No musician has been more identified than Tom Morello with the uprising against the crony capitalism of Wall Street speculators and Washington pawns like Paul Ryan.
Morello, the Grammy Award-winning guitarist with Rage Against the Machine and Audioslave who has earned an international following with his musically and politically charged performances as the Nightwatchman, followed the wave of protests that swept Egypt and other Mideast countries at the start of 2011.
A Woody Guthrie-inspired advocate of mass protests, rallies, marches and in-the-streets campaigning for economic and social justice, Morello loved the reports from Cairo. And he kept up with each new report from Tahrir Square.
Then, one night, he and his wife were watching the protests, and he saw something odd. Snow.
It doesn't snow in Cairo.
But it does in Madison, Wisconsin.
"I was watching the demonstrations in Cairo with my then-pregnant wife," Morello says. "The report went from 100,000 people on the streets of Cairo to 100,000 people on the streets of Madison. And I remember saying, What the hell is going on? Where did this come from?"
When he heard it was a union struggle that had brought masses of Wisconsinites to the streets in winter, Morello wanted to grab his guitar and fly immediately from his home in Los Angeles to Madison.
He wasn't at all sure his wife would approve. But, Morello recalls, she was two steps ahead of him. "She said: "Our sons are going to be union men.
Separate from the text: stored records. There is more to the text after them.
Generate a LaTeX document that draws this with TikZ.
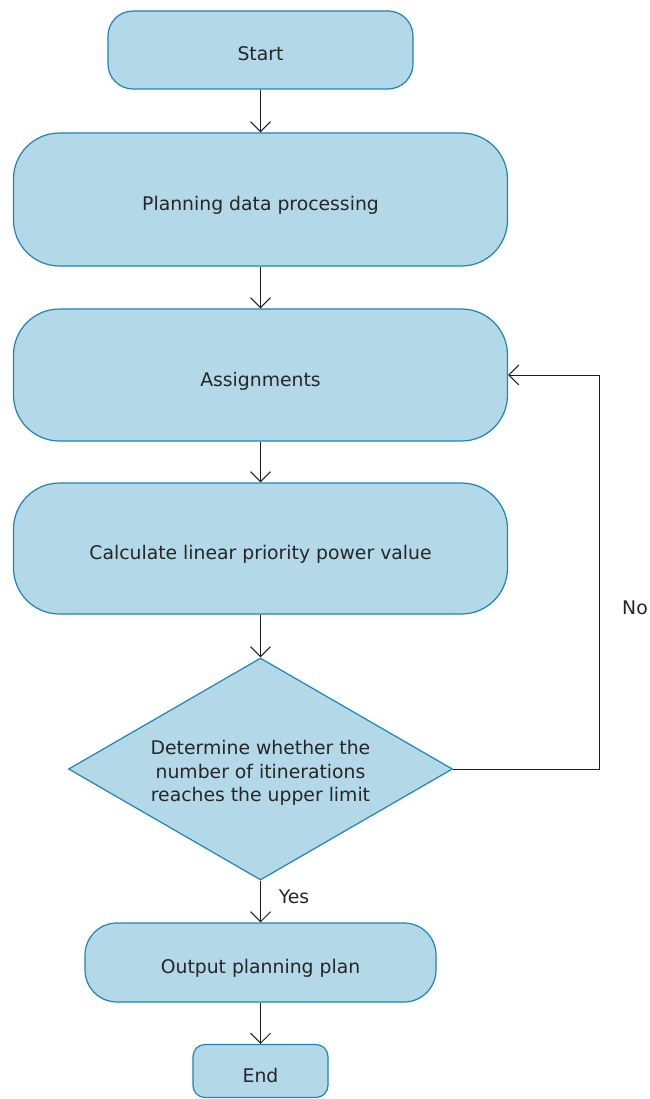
\documentclass[tikz,border=0pt]{standalone}
\usepackage{fontspec}
\setmainfont{DejaVu Sans}
\usetikzlibrary{shapes.geometric,arrows.meta}
\definecolor{boxfill}{RGB}{179,217,232}
\definecolor{boxline}{RGB}{28,132,182}
\definecolor{arrowcol}{RGB}{30,30,30}
\begin{document}
\begin{tikzpicture}[x=1pt,y=-1pt,
  txt/.style={font=\fontsize{18.8}{23.5}\selectfont, text=black!85},
  procbox/.style={txt, draw=boxline, fill=boxfill, line width=1.2pt, inner sep=0pt, align=center, text height=22pt, text depth=0pt},
  decbox/.style={txt, shape=diamond, draw=boxline, fill=boxfill, line width=1.2pt, inner sep=0pt, align=center, minimum width=384pt, minimum height=222pt, shape aspect=1.73},
  flow/.style={draw=arrowcol, line width=1pt, -{Straight Barb[length=10pt,width=20pt,line width=1pt]}},
  lbl/.style={txt, inner sep=0pt}
]
\useasboundingbox (0,0) rectangle (649,1099);

\node[procbox, minimum width=305pt, minimum height=78pt, rounded corners=25pt] (start) at (260.5,50) {Start};
\node[procbox, minimum width=494pt, minimum height=133pt, rounded corners=46pt] (plan) at (260.5,199.5) {Planning data processing};
\node[procbox, minimum width=494pt, minimum height=132pt, rounded corners=46pt] (assign) at (260.5,375) {Assignments};
\node[procbox, minimum width=494pt, minimum height=131pt, rounded corners=46pt] (calc) at (260.5,548.5) {Calculate linear priority power value};
\node[decbox] (dec) at (260.5,769) {\rule{0pt}{22.5pt}Determine whether the\\number of itinerations\\reaches the upper limit};
\node[procbox, minimum width=351pt, minimum height=79pt, rounded corners=32pt] (out) at (260.5,962.5) {Output planning plan};
\node[procbox, minimum width=135pt, minimum height=53pt, rounded corners=12pt] (end) at (260.5,1071) {End};

\coordinate (loopA) at (599,769);
\coordinate (loopB) at (599,375);

\draw[flow] (start.south) -- (plan.north);
\draw[flow] (plan.south) -- (assign.north);
\draw[flow] (assign.south) -- (calc.north);
\draw[flow] (calc.south) -- (dec.north);
\draw[flow] (dec.south) -- (out.north);
\draw[flow] (out.south) -- (end.north);
\draw[flow] (dec.east) -- (loopA) -- (loopB) -- (assign.east);

\node[lbl] (no) at (635,608) {No};
\node[lbl] (yes) at (294,897) {Yes};
\end{tikzpicture}
\end{document}
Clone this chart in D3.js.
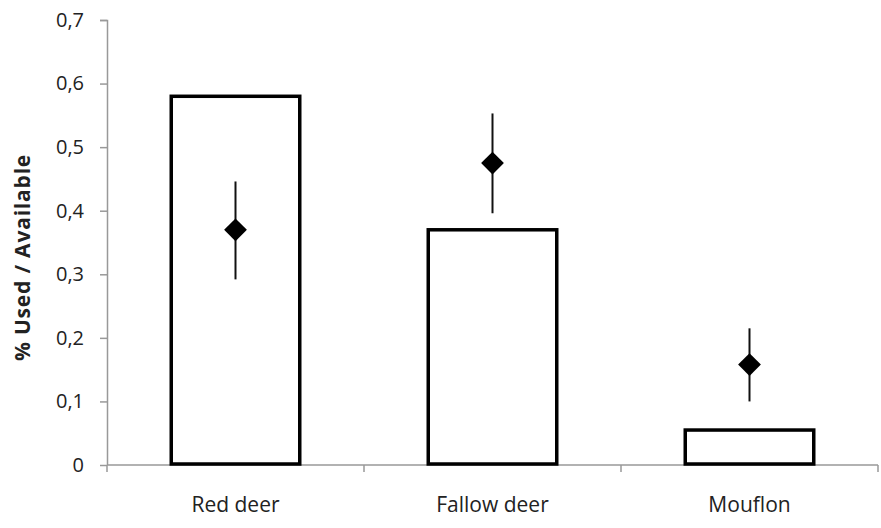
<!DOCTYPE html>
<html>
<head>
<meta charset="utf-8">
<script src="https://cdn.jsdelivr.net/npm/d3@7"></script>
<style>
  body { margin: 0; background: #fff; }
  text { font-family: "Open Sans", "Liberation Sans", sans-serif; fill: #222; }
</style>
</head>
<body>
<div id="chart"></div>
<script>
// values
let species = ['Red deer', 'Fallow deer', 'Mouflon'];
let barValues = [0.58, 0.37, 0.055];
let pointValues = [0.37, 0.475, 0.158];
let errLow = [0.292, 0.396, 0.10];
let errHigh = [0.446, 0.553, 0.215];
let yTicks = [0, 0.1, 0.2, 0.3, 0.4, 0.5, 0.6, 0.7];

let width = 881;
let height = 528;
let margin = { top: 20, right: 3, bottom: 63, left: 107 };
let innerW = width - margin.left - margin.right;
let innerH = height - margin.top - margin.bottom;

let data = species.map((s, i) => ({
  name: s,
  bar: barValues[i],
  point: pointValues[i],
  lo: errLow[i],
  hi: errHigh[i]
}));

let svg = d3.select('#chart')
  .append('svg')
  .attr('width', width)
  .attr('height', height)
  .append('g')
  .attr('transform', 'translate(' + margin.left + ',' + margin.top + ')');

let x = d3.scaleBand()
  .domain(species)
  .range([0, innerW])
  .paddingInner(0.5)
  .paddingOuter(0.25)
  .align(0.5);

// band used for the axis ticks between categories
let xOuter = d3.scaleBand().domain(species).range([0, innerW]);

let y = d3.scaleLinear()
  .domain([0, 0.7])
  .range([innerH, 0]);

let fmt = d => d === 0 ? '0' : d3.format('.1f')(d).replace('.', ',');

// y axis
let yAxis = svg.append('g')
  .call(d3.axisLeft(y).tickValues(yTicks).tickFormat(fmt).tickSize(7).tickPadding(16));
yAxis.select('.domain').attr('stroke', '#999').attr('stroke-width', 1.5)
  .attr('d', 'M-7,0.5H0.5V' + innerH);
yAxis.selectAll('.tick line').attr('stroke', '#999').attr('stroke-width', 1.5);
yAxis.selectAll('.tick text').attr('font-size', 20).attr('fill', '#222')
  .style('font-family', '"Open Sans", sans-serif');

// x axis line + boundary ticks
let xAxis = svg.append('g').attr('transform', 'translate(0,' + innerH + ')');
xAxis.append('line')
  .attr('x1', 0).attr('x2', innerW)
  .attr('stroke', '#999').attr('stroke-width', 1.5);
let bounds = [0].concat(species.map(s => xOuter(s) + xOuter.bandwidth()));
xAxis.selectAll('.bound')
  .data(bounds)
  .enter().append('line')
  .attr('class', 'bound')
  .attr('x1', d => d).attr('x2', d => d)
  .attr('y1', 0).attr('y2', 7)
  .attr('stroke', '#999').attr('stroke-width', 1.5);
xAxis.selectAll('.lab')
  .data(species)
  .enter().append('text')
  .attr('class', 'lab')
  .attr('x', d => xOuter(d) + xOuter.bandwidth() / 2)
  .attr('y', 47)
  .attr('text-anchor', 'middle')
  .attr('font-size', 21)
  .text(d => d);

// y label
svg.append('text')
  .attr('transform', 'translate(' + (-77) + ',' + (innerH / 2 + 15) + ') rotate(-90)')
  .attr('text-anchor', 'middle')
  .attr('font-size', 21)
  .attr('font-weight', 'bold')
  .attr('letter-spacing', 0.8)
  .text('% Used / Available');

// bars
svg.selectAll('.bar')
  .data(data)
  .enter().append('rect')
  .attr('class', 'bar')
  .attr('x', d => x(d.name))
  .attr('y', d => y(d.bar))
  .attr('width', x.bandwidth())
  .attr('height', d => innerH - y(d.bar) - 1)
  .attr('fill', '#fff')
  .attr('stroke', '#000')
  .attr('stroke-width', 3.5);

// error bars
svg.selectAll('.err')
  .data(data)
  .enter().append('line')
  .attr('class', 'err')
  .attr('x1', d => x(d.name) + x.bandwidth() / 2)
  .attr('x2', d => x(d.name) + x.bandwidth() / 2)
  .attr('y1', d => y(d.hi))
  .attr('y2', d => y(d.lo))
  .attr('stroke', '#111')
  .attr('stroke-width', 2);

// diamonds
let diamond = d3.symbol().type(d3.symbolSquare).size(260);
svg.selectAll('.pt')
  .data(data)
  .enter().append('path')
  .attr('class', 'pt')
  .attr('d', diamond)
  .attr('transform', d => 'translate(' + (x(d.name) + x.bandwidth() / 2) + ',' + y(d.point) + ') rotate(45)')
  .attr('fill', '#000');
</script>
</body>
</html>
You've got to go.' "
Morello went, with a crew of fellow musicians that included The Street Dogs and legendary MC5 guitarist Wayne Kramer, to Madison and on to the Occupy Wall Street protests against corporate corruption and political abuses that have concentrated power in the hands of the new-generation robber barons who have occupied the top one percent of American business and political life.
So you can imagine Tom Morello's response when the New York Times reported that newly minted Republican vice presidential candidate Paul Ryan "lists Rage Against the Machine, which sings about the greed of oil companies and whose Web site praises the anti-corporate Occupy Wall Street movement, among his favorite bands."
Ryan's a bit of a metalhead, with a taste for Led Zeppelin, Metallica and -- as he told CNN -- "a lot of grunge" bands that are not frequently identified with the extreme social conservatism and the free-market economic theories of Austrian economists. When he was a kid growing up in Janesville, Wisconsin, he listened to radio rockers like John "Sly" Sylvester, who has since become a Wisconsin talk-radio legend and one of Ryan's edgiest critics.
Rage has for years ranked high on Ryan's playlist. The congressman says he really likes the music -- which he plays loud while working through his daily 90-minute exercise regime -- if not necessarily the seminal band's "fight the power" lyrics.
Morello, for his part, does not really like Ryan.
"Paul Ryan," Morello explained in a blistering statement he wrote for Rolling Stone, "is the embodiment of the machine our music rages against."